## Set problem
Output the material word for word. Leave each picture out.

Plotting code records
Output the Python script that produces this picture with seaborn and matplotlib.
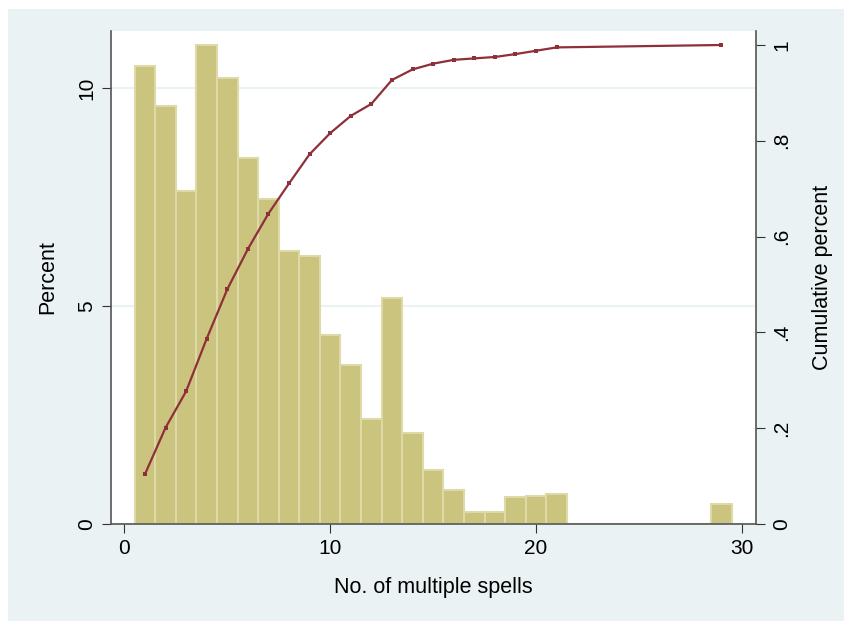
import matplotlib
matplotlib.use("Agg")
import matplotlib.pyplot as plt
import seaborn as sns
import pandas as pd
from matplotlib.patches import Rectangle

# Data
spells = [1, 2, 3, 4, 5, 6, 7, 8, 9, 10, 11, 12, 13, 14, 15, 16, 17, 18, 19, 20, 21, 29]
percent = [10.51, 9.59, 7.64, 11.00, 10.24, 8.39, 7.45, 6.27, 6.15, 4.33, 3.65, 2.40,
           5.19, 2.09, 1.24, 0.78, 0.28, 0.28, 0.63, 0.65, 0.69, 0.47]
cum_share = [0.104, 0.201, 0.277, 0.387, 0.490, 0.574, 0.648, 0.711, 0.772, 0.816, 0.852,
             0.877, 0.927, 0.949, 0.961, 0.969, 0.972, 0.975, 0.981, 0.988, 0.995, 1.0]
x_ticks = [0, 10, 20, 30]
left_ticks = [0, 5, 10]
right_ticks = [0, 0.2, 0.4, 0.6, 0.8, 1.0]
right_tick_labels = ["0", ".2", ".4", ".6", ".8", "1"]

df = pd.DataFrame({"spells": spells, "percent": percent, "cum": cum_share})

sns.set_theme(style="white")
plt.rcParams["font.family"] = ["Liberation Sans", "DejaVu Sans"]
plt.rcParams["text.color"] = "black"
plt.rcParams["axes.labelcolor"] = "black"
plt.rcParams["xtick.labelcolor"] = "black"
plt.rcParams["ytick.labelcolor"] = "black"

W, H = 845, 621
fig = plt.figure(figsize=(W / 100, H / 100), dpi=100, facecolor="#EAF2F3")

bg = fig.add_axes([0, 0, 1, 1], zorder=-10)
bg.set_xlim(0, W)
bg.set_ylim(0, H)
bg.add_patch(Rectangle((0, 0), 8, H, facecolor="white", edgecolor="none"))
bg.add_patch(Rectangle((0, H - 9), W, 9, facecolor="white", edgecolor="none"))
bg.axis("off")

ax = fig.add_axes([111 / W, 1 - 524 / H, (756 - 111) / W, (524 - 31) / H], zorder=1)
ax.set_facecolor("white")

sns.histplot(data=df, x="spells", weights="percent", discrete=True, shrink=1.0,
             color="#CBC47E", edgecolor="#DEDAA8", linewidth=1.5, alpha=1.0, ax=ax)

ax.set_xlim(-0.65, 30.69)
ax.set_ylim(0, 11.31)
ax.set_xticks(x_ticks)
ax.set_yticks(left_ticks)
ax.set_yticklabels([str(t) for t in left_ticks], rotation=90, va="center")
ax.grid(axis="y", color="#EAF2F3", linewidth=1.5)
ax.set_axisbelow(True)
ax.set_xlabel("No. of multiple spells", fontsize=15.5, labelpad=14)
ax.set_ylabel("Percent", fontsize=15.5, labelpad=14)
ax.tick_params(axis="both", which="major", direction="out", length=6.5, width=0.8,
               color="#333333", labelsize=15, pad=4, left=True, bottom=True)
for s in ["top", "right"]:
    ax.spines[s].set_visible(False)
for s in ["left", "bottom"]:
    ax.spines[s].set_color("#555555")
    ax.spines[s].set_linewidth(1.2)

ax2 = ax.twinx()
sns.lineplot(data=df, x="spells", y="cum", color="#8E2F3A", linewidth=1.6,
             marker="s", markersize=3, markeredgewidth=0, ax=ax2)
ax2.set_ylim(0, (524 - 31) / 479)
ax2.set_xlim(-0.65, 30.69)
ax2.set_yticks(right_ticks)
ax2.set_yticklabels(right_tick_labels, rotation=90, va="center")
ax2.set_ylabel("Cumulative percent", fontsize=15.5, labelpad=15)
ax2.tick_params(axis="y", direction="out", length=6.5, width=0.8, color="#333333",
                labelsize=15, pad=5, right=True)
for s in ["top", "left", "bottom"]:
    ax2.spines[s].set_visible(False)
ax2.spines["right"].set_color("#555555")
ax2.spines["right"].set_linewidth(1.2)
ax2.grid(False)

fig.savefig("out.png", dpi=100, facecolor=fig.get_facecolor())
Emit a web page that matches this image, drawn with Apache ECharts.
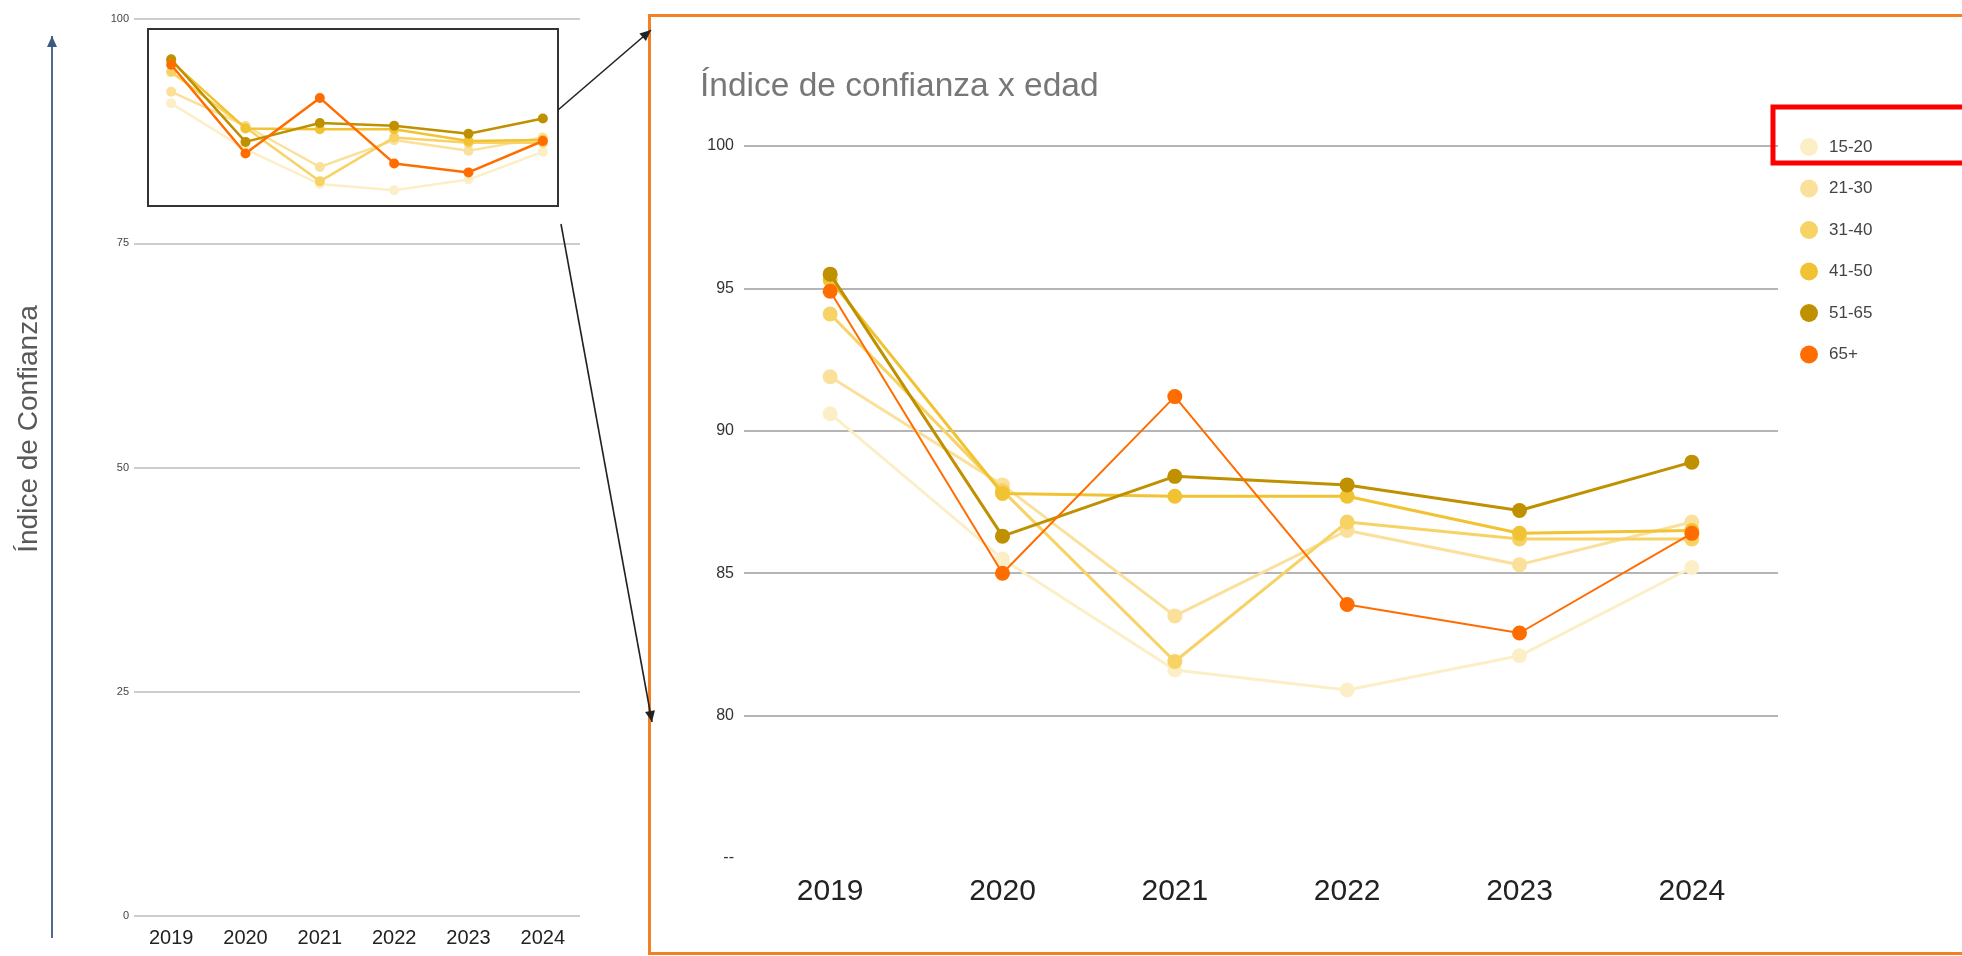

## Result
Output the Python script that produces this picture with seaborn and matplotlib.
import matplotlib
matplotlib.use("Agg")
import matplotlib.pyplot as plt
import seaborn as sns
import pandas as pd
from matplotlib.patches import Rectangle

# Data
spells = [1, 2, 3, 4, 5, 6, 7, 8, 9, 10, 11, 12, 13, 14, 15, 16, 17, 18, 19, 20, 21, 29]
percent = [10.51, 9.59, 7.64, 11.00, 10.24, 8.39, 7.45, 6.27, 6.15, 4.33, 3.65, 2.40,
           5.19, 2.09, 1.24, 0.78, 0.28, 0.28, 0.63, 0.65, 0.69, 0.47]
cum_share = [0.104, 0.201, 0.277, 0.387, 0.490, 0.574, 0.648, 0.711, 0.772, 0.816, 0.852,
             0.877, 0.927, 0.949, 0.961, 0.969, 0.972, 0.975, 0.981, 0.988, 0.995, 1.0]
x_ticks = [0, 10, 20, 30]
left_ticks = [0, 5, 10]
right_ticks = [0, 0.2, 0.4, 0.6, 0.8, 1.0]
right_tick_labels = ["0", ".2", ".4", ".6", ".8", "1"]

df = pd.DataFrame({"spells": spells, "percent": percent, "cum": cum_share})

sns.set_theme(style="white")
plt.rcParams["font.family"] = ["Liberation Sans", "DejaVu Sans"]
plt.rcParams["text.color"] = "black"
plt.rcParams["axes.labelcolor"] = "black"
plt.rcParams["xtick.labelcolor"] = "black"
plt.rcParams["ytick.labelcolor"] = "black"

W, H = 845, 621
fig = plt.figure(figsize=(W / 100, H / 100), dpi=100, facecolor="#EAF2F3")

bg = fig.add_axes([0, 0, 1, 1], zorder=-10)
bg.set_xlim(0, W)
bg.set_ylim(0, H)
bg.add_patch(Rectangle((0, 0), 8, H, facecolor="white", edgecolor="none"))
bg.add_patch(Rectangle((0, H - 9), W, 9, facecolor="white", edgecolor="none"))
bg.axis("off")

ax = fig.add_axes([111 / W, 1 - 524 / H, (756 - 111) / W, (524 - 31) / H], zorder=1)
ax.set_facecolor("white")

sns.histplot(data=df, x="spells", weights="percent", discrete=True, shrink=1.0,
             color="#CBC47E", edgecolor="#DEDAA8", linewidth=1.5, alpha=1.0, ax=ax)

ax.set_xlim(-0.65, 30.69)
ax.set_ylim(0, 11.31)
ax.set_xticks(x_ticks)
ax.set_yticks(left_ticks)
ax.set_yticklabels([str(t) for t in left_ticks], rotation=90, va="center")
ax.grid(axis="y", color="#EAF2F3", linewidth=1.5)
ax.set_axisbelow(True)
ax.set_xlabel("No. of multiple spells", fontsize=15.5, labelpad=14)
ax.set_ylabel("Percent", fontsize=15.5, labelpad=14)
ax.tick_params(axis="both", which="major", direction="out", length=6.5, width=0.8,
               color="#333333", labelsize=15, pad=4, left=True, bottom=True)
for s in ["top", "right"]:
    ax.spines[s].set_visible(False)
for s in ["left", "bottom"]:
    ax.spines[s].set_color("#555555")
    ax.spines[s].set_linewidth(1.2)

ax2 = ax.twinx()
sns.lineplot(data=df, x="spells", y="cum", color="#8E2F3A", linewidth=1.6,
             marker="s", markersize=3, markeredgewidth=0, ax=ax2)
ax2.set_ylim(0, (524 - 31) / 479)
ax2.set_xlim(-0.65, 30.69)
ax2.set_yticks(right_ticks)
ax2.set_yticklabels(right_tick_labels, rotation=90, va="center")
ax2.set_ylabel("Cumulative percent", fontsize=15.5, labelpad=15)
ax2.tick_params(axis="y", direction="out", length=6.5, width=0.8, color="#333333",
                labelsize=15, pad=5, right=True)
for s in ["top", "left", "bottom"]:
    ax2.spines[s].set_visible(False)
ax2.spines["right"].set_color("#555555")
ax2.spines["right"].set_linewidth(1.2)
ax2.grid(False)

fig.savefig("out.png", dpi=100, facecolor=fig.get_facecolor())
Emit a web page that matches this image, drawn with Apache ECharts.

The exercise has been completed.